As unfathomable as it was a week ago, the last few days saw another news story relegate the presidential election to second-tier status. But it took a brutal storm hitting the East Coast squarely in its heart, killing people and causing billions of dollars in damage. And even then, Story 1B was how Barack Obama and Mitt Romney were responding to Sandy on the campaign trail.

While we'd love to say that an event like this puts everything else in perspective, the fact is that the election should be big news. As should the right of all citizens to participate in it.

Zach Hagadone is a writer with Boise Weekly, a paper that's part of the Association of Alternative Newsmedia, to which the Independent belongs.

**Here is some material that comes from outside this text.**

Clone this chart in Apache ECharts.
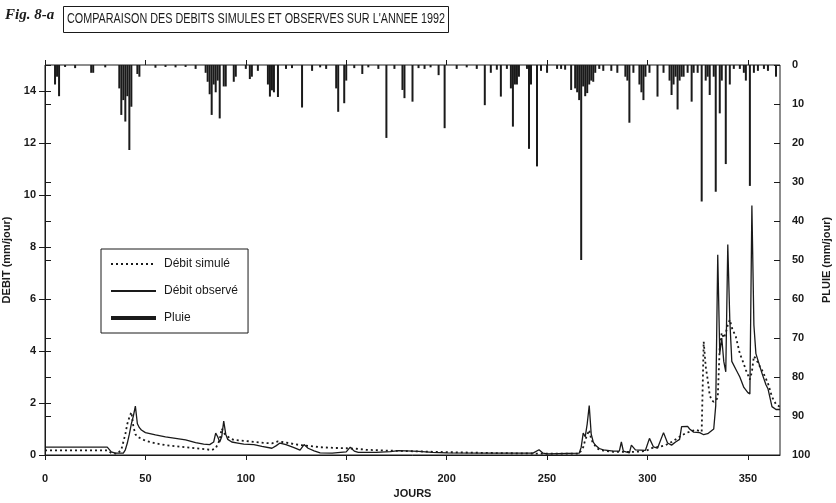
<!DOCTYPE html>
<html>
<head>
<meta charset="utf-8">
<script src="https://cdn.jsdelivr.net/npm/echarts@6/dist/echarts.min.js"></script>
<style>
  html, body { margin: 0; padding: 0; background: #fff; }
  #chart { width: 836px; height: 503px; }
</style>
</head>
<body>
<div id="chart"></div>
<script>
const chart = echarts.init(document.getElementById('chart'))

// tick values
const dayTicks = [0, 50, 100, 150, 200, 250, 300, 350]
const debitTicks = [0, 2, 4, 6, 8, 10, 12, 14]
const pluieTicks = [0, 10, 20, 30, 40, 50, 60, 70, 80, 90, 100]

// daily rain [day, mm/jour]
const pluie = [
  [5, 5], [6, 3], [7, 8], [10, 0.5], [15, 0.8], [23, 2], [24, 2], [30, 0.6],
  [37, 6], [38, 12.8], [39, 9], [40, 14.5], [41, 8], [42, 21.8], [43, 10.7], [46, 2.3], [47, 3],
  [55, 0.7], [60, 0.5], [65, 0.6], [70, 0.5], [75, 1],
  [80, 2], [81, 4.3], [82, 7.5], [83, 12.8], [84, 5], [85, 7], [86, 4], [87, 13.7], [89, 5.5], [90, 5.5],
  [94, 4.3], [95, 3], [100, 1], [102, 3.6], [103, 3], [106, 1.5],
  [111, 5], [112, 8.1], [113, 6.5], [114, 7], [116, 8.2], [120, 1], [123, 0.8],
  [128, 10.9], [133, 1.5], [137, 0.6], [140, 1],
  [145, 6], [146, 12], [149, 9.8], [150, 4], [154, 0.8], [158, 2.3], [161, 0.6], [166, 1],
  [170, 18.7], [174, 1], [178, 6.4], [179, 8.5], [183, 9.4], [186, 0.8],
  [189, 1], [192, 0.6], [196, 2.6], [199, 16.2], [205, 1], [210, 0.6], [215, 1],
  [219, 10.3], [222, 2], [225, 1.2], [227, 8.1], [230, 1],
  [232, 6], [233, 15.8], [234, 5], [235, 5], [236, 3], [240, 1],
  [241, 21.5], [242, 5], [245, 26], [247, 1.5], [250, 2], [255, 1], [257, 1], [259, 1.2],
  [262, 6.4], [264, 6], [265, 7], [266, 9], [267, 50], [268, 5.5], [269, 8], [270, 7.2],
  [271, 5], [272, 4], [273, 4.3], [274, 2], [276, 1], [278, 1.5], [282, 1.5], [285, 2],
  [289, 3], [290, 4], [291, 14.8], [293, 2],
  [296, 5], [297, 7], [298, 9], [299, 3], [301, 2], [305, 8.1], [308, 2],
  [311, 4], [312, 7.7], [313, 5], [314, 3], [315, 11.4], [316, 4], [317, 3], [318, 3],
  [320, 2], [322, 9.4], [323, 2], [325, 2], [327, 35], [329, 4], [330, 3], [331, 7.7], [333, 3],
  [334, 32.5], [336, 12.4], [337, 4], [339, 25.4], [341, 5], [343, 1], [346, 1],
  [348, 2], [349, 4], [351, 31], [353, 2], [355, 1.5], [358, 1], [360, 1.5], [364, 3]
]

// simulated discharge [day, mm/jour]
const debitSimule = [
  [0, 0.18], [31, 0.18], [33, 0.08], [36, 0.05], [38, 0.2], [39, 0.5], [40, 0.8], [41, 1.2],
  [42, 1.45], [43, 1.65], [44, 1.1], [45, 0.8], [46, 0.7], [50, 0.55], [55, 0.45], [60, 0.38],
  [70, 0.3], [80, 0.22], [83, 0.19], [85, 0.26], [87, 0.58], [88, 1.02], [89, 0.85], [90, 0.77],
  [92, 0.65], [94, 0.58], [100, 0.54], [105, 0.5], [110, 0.46], [113, 0.45], [116, 0.52],
  [118, 0.5], [122, 0.45], [127, 0.38], [130, 0.36], [137, 0.3], [145, 0.27], [150, 0.26],
  [155, 0.24], [160, 0.2], [170, 0.17], [180, 0.15], [190, 0.13], [200, 0.11], [220, 0.08],
  [240, 0.06], [250, 0.05], [266, 0.05], [268, 0.3], [269, 0.58], [271, 0.96], [272, 0.6],
  [273, 0.45], [275, 0.25], [277, 0.18], [283, 0.12], [293, 0.12], [299, 0.15], [302, 0.26],
  [306, 0.32], [309, 0.38], [312, 0.5], [314, 0.6], [317, 0.75], [319, 0.84], [322, 0.92],
  [324, 0.97], [327, 0.9], [328, 4.36], [329, 3.4], [330, 2.9], [331, 2.3], [332, 2.1],
  [333, 2.05], [334, 2.1], [335, 2.2], [336, 4.2], [337, 4.7], [338, 4.5], [339, 4.7],
  [340, 5.0], [341, 5.2], [342, 4.9], [344, 4.55], [346, 3.9], [348, 3.5], [349, 3.27],
  [351, 2.9], [352, 3.2], [353, 3.8], [354, 3.7], [356, 3.4], [357, 3.27], [360, 2.76],
  [362, 2.24], [364, 1.95], [366, 1.85]
]

// observed discharge [day, mm/jour]
const debitObserve = [
  [0, 0.3], [31, 0.3], [33, 0.12], [35, 0.07], [39, 0.07], [40, 0.2], [41, 0.46], [42, 0.8],
  [43, 1.2], [44, 1.5], [45, 1.88], [46, 1.2], [47, 1.05], [48, 0.96], [50, 0.86], [55, 0.77],
  [60, 0.7], [65, 0.64], [70, 0.58], [75, 0.48], [79, 0.42], [82, 0.4], [84, 0.5], [85, 0.84],
  [86, 0.7], [87, 0.5], [88, 0.7], [89, 1.3], [90, 0.8], [91, 0.6], [93, 0.5], [96, 0.46],
  [99, 0.42], [104, 0.4], [108, 0.33], [113, 0.26], [115, 0.35], [117, 0.46], [120, 0.4],
  [124, 0.28], [127, 0.19], [129, 0.4], [131, 0.26], [134, 0.16], [137, 0.08], [143, 0.07],
  [150, 0.12], [152, 0.3], [154, 0.15], [156, 0.1], [165, 0.1], [172, 0.13], [176, 0.17],
  [180, 0.16], [186, 0.14], [193, 0.1], [200, 0.08], [220, 0.07], [243, 0.07], [246, 0.2],
  [248, 0.07], [250, 0.04], [266, 0.07], [267, 0.3], [268, 0.84], [269, 0.7], [270, 1.2],
  [271, 1.9], [272, 0.8], [273, 0.5], [274, 0.38], [276, 0.25], [278, 0.2], [283, 0.15],
  [286, 0.15], [287, 0.5], [288, 0.15], [291, 0.08], [292, 0.38], [294, 0.2], [299, 0.18],
  [301, 0.64], [303, 0.31], [305, 0.26], [308, 0.86], [310, 0.46], [312, 0.38], [314, 0.5],
  [316, 0.6], [317, 1.09], [320, 1.1], [321, 1.0], [323, 0.88], [326, 0.86], [328, 0.78],
  [330, 0.82], [333, 1.0], [334, 1.9], [335, 7.7], [336, 3.9], [337, 4.5], [338, 3.6],
  [339, 3.2], [340, 8.1], [341, 5.2], [342, 3.6], [344, 3.3], [346, 3.0], [348, 2.6],
  [350, 2.4], [351, 2.35], [352, 9.6], [353, 5], [354, 3.9], [356, 3.4], [357, 3.15],
  [359, 2.7], [360, 2.55], [362, 1.86], [364, 1.75], [366, 1.75]
]

const ink = '#1a1a1a'
const sans = '"Liberation Sans", Arial, sans-serif'
const tickLine = { color: ink, width: 1 }
const labelStyle = { color: ink, fontFamily: sans, fontSize: 11, fontWeight: 'bold' }
const nameStyle = { color: ink, fontFamily: sans, fontSize: 11, fontWeight: 'bold' }
// line legend items: keep the line, hide the marker dot
const noDot = { color: 'rgba(0,0,0,0)', borderWidth: 0, opacity: 0 }

const option = {
  backgroundColor: '#fff',
  animation: false,
  title: {
    text: 'Fig. 8-a',
    left: 5,
    top: 8,
    padding: 0,
    textStyle: { fontFamily: '"Liberation Serif", serif', fontStyle: 'italic', fontWeight: 'bold', fontSize: 15, color: ink },
  },
  // boxed heading, squeezed horizontally like the condensed original
  graphic: [
    {
      type: 'rect',
      left: 63,
      top: 6,
      shape: { width: 385, height: 26 },
      style: { fill: '#fff', stroke: ink, lineWidth: 1 },
    },
    {
      type: 'text',
      x: 67,
      y: 19,
      scaleX: 0.72,
      style: {
        text: "COMPARAISON DES DEBITS SIMULES ET OBSERVES SUR L'ANNEE 1992",
        font: '15px "Liberation Sans", Arial, sans-serif',
        fill: ink,
        verticalAlign: 'middle',
      },
    },
  ],
  legend: {
    orient: 'vertical',
    left: 101,
    top: 249,
    padding: [9, 10, 9, 9],
    itemGap: 15,
    itemWidth: 45,
    itemHeight: 12,
    borderColor: ink,
    borderWidth: 1,
    backgroundColor: '#fff',
    textStyle: { fontFamily: sans, fontSize: 12, color: ink, padding: [0, 0, 0, 3] },
    data: [
      { name: 'Débit simulé', itemStyle: noDot },
      { name: 'Débit observé', itemStyle: noDot },
      { name: 'Pluie', icon: 'path://M0,0H45V4H0Z' },
    ],
  },
  grid: {
    left: 45,
    right: 56,
    top: 65,
    bottom: 48,
    outerBoundsMode: 'none',
    containLabel: false,
    show: true,
    borderColor: ink,
    borderWidth: 1,
  },
  xAxis: [
    {
      type: 'value',
      min: 0,
      max: 366,
      position: 'bottom',
      name: 'JOURS',
      nameLocation: 'middle',
      nameGap: 33,
      nameTextStyle: nameStyle,
      axisLine: { lineStyle: tickLine },
      axisTick: { customValues: dayTicks, length: 5, lineStyle: tickLine },
      axisLabel: { customValues: dayTicks, margin: 18, ...labelStyle },
      splitLine: { show: false },
    },
    {
      // inner half of the crossing ticks
      type: 'value',
      min: 0,
      max: 366,
      position: 'bottom',
      axisLine: { show: false },
      axisTick: { inside: true, customValues: dayTicks, length: 5, lineStyle: tickLine },
      axisLabel: { show: false },
      splitLine: { show: false },
    },
  ],
  yAxis: [
    {
      type: 'value',
      min: 0,
      max: 15,
      position: 'left',
      name: 'DEBIT (mm/jour)',
      nameLocation: 'middle',
      nameRotate: 90,
      nameGap: 33,
      nameTextStyle: nameStyle,
      axisLine: { show: true, lineStyle: tickLine },
      axisTick: { show: true, customValues: debitTicks, length: 6, lineStyle: tickLine },
      axisLabel: { customValues: debitTicks, margin: 9, ...labelStyle },
      splitLine: { show: false },
    },
    {
      type: 'value',
      min: 0,
      max: 100,
      inverse: true,
      position: 'right',
      name: 'PLUIE (mm/jour)',
      nameLocation: 'middle',
      nameRotate: 90,
      nameGap: 37,
      nameTextStyle: nameStyle,
      axisLine: { show: true, lineStyle: tickLine },
      axisTick: { show: true, customValues: pluieTicks, length: 6, lineStyle: tickLine },
      axisLabel: { customValues: pluieTicks, margin: 12, ...labelStyle },
      splitLine: { show: false },
    },
    {
      type: 'value',
      min: 0,
      max: 15,
      position: 'left',
      axisLine: { show: false },
      axisTick: { show: true, inside: true, customValues: debitTicks, length: 6, lineStyle: tickLine },
      axisLabel: { show: false },
      splitLine: { show: false },
    },
    {
      type: 'value',
      min: 0,
      max: 100,
      inverse: true,
      position: 'right',
      axisLine: { show: false },
      axisTick: { show: true, inside: true, customValues: pluieTicks, length: 6, lineStyle: tickLine },
      axisLabel: { show: false },
      splitLine: { show: false },
    },
  ],
  series: [
    {
      name: 'Pluie',
      type: 'bar',
      xAxisIndex: 0,
      yAxisIndex: 1,
      barWidth: 2,
      itemStyle: { color: ink },
      data: pluie,
      z: 2,
    },
    {
      name: 'Débit simulé',
      type: 'line',
      xAxisIndex: 0,
      yAxisIndex: 0,
      symbol: 'none',
      showSymbol: false,
      itemStyle: { color: ink },
      lineStyle: { color: ink, width: 1.8, type: [2, 3] },
      data: debitSimule,
      z: 3,
    },
    {
      name: 'Débit observé',
      type: 'line',
      xAxisIndex: 0,
      yAxisIndex: 0,
      symbol: 'none',
      showSymbol: false,
      itemStyle: { color: ink },
      lineStyle: { color: ink, width: 1.3 },
      data: debitObserve,
      z: 4,
    },
  ],
}

chart.setOption(option)
</script>
</body>
</html>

In a story he wrote for all AAN papers, presented here, Hagadone lays out the argument that little by little, business interests are helping to chip away that right. The equation goes like this: Find a way to disenfranchise historically Democratic voters, helping Republicans win political control; encourage the GOP to take its penchant for business deregulation as far as it can go; then reap the profits.

To some, it'll sound like conspiracy-mongering. But dozens of states have a tale to tell — including Colorado, as Chet Hardin points out here.

Regardless of party affiliation, if you're a registered voter, we hope you find a way to make your voice heard Nov. 6. After all, in a lot of ways, we in Colorado are lucky: We probably won't have to fill out our mail ballots by candlelight, or brave flooded streets to reach the polls.